One of the things I find myself pondering as I think about our watchword and song is that nasty four letter word, “legalism.”  The word is used so much by so many Christians these days that I am not sure it means anything any more other than, “bad Christian.”  With that said, it originally referred to a short lived period of US church history where the ethics of various denominations became fundamental.  In college I learned it was my generation’s job to repent of that time and help lead the denomination in a new direction, but not so much that we turn to another four letter word “antinomianism” or lawlessness.

A fascinating side note in all of this is that in the “Legalism Era” other Christian denominations were just as legalistic as we were.  Today, many of them still are if not more so.  I often wonder how the Baptists, who often don’t seem to have any theology of holiness at all, still throw people out of their churches for things like playing Magic: The Gathering or reading Harry Potter.  All that to say at least legalistic Nazarenes have an excuse and a theology that pushes us towards legalism.  After all we are not the ones saying, “everybody sins every day in thought, word and deed” and then throwing people out of our churches for sinning every day.

Thinking beyond that interesting side note, I often wonder what the real problem with “legalism” is.  I really don’t think it is having a biblically based, church established ethic.  Every social gathering ever known to humanity has had an established ethic.  It is what makes communities possible.  For example, I recently ran past a Yacht Club who seems desperate for new members and is advertising heavily in our community.  Desperate though they are, if you don’t buy a new yacht they still won’t let you join!  Are they legalistic or do they just not want their yacht club to turn into a “whatever vehicle suits your fancy club?”

I think our problem isn’t really that we enforce and hold ourselves to a biblical ethic.  I think the problem with legalism is the age old problem of treating good advice as if it was biblical mandate.  I think as we try to be a holiness people in the world, we hit several gray areas, times when a simple yes or no doesn’t seem to suffice.  In those areas we survey all our options, pray and come up with some good advice about what might be the best way to act in that situation.  Many times we are right.  But then we begin to apply that advice to others as if this is the only absolute right thing to ever do.  Then we practically force others to follow suit or else we begin talking and thinking about them as “lesser Christians” not because they won’t follow the commands of the Bible, but because they won’t listen to our obviously good advice.

To further explain what I mean I want to think through 2 case studies.

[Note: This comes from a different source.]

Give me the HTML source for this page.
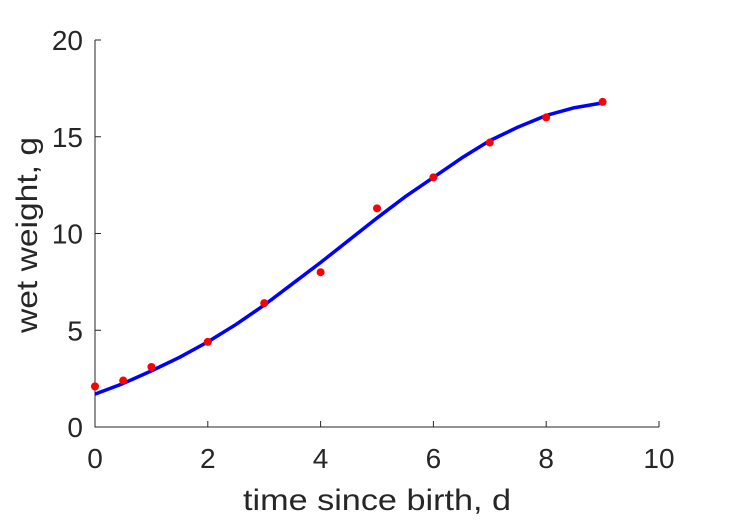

The first is the “Focus on the Family” parenting and family advice.  In 1977 a Nazarene psychologist named James Dobson began “Focus on the Family” as a way of helping parents raise better children.  Dobson was and still is a very accomplished psychologist and for the most part did an okay job at fusing biblical parenting ideals with the 1980s North American culture.  Many parents have read his books, followed his advice and seen great benefits.  It was the kind of awesome thing that can happen when a Christian takes both Scripture and their cultural context seriously.

The problem arises when in 2016 Dobson has a massive group of followers who have turned his good advice into biblical principles.  I personally know several parents who have been driven from their churches because they didn’t agree with Dobson’s advice or just didn’t have time to read his books.  When I talk to some of Dobson’s people they seem to believe that James Dobson’s books should be added to the canon of Scripture and are normative for faith and practice.  If his advice isn’t followed you are considered a bad parent and a horrible Christian.   This is one case where our good advice has supplanted the gospel in the lives of our church.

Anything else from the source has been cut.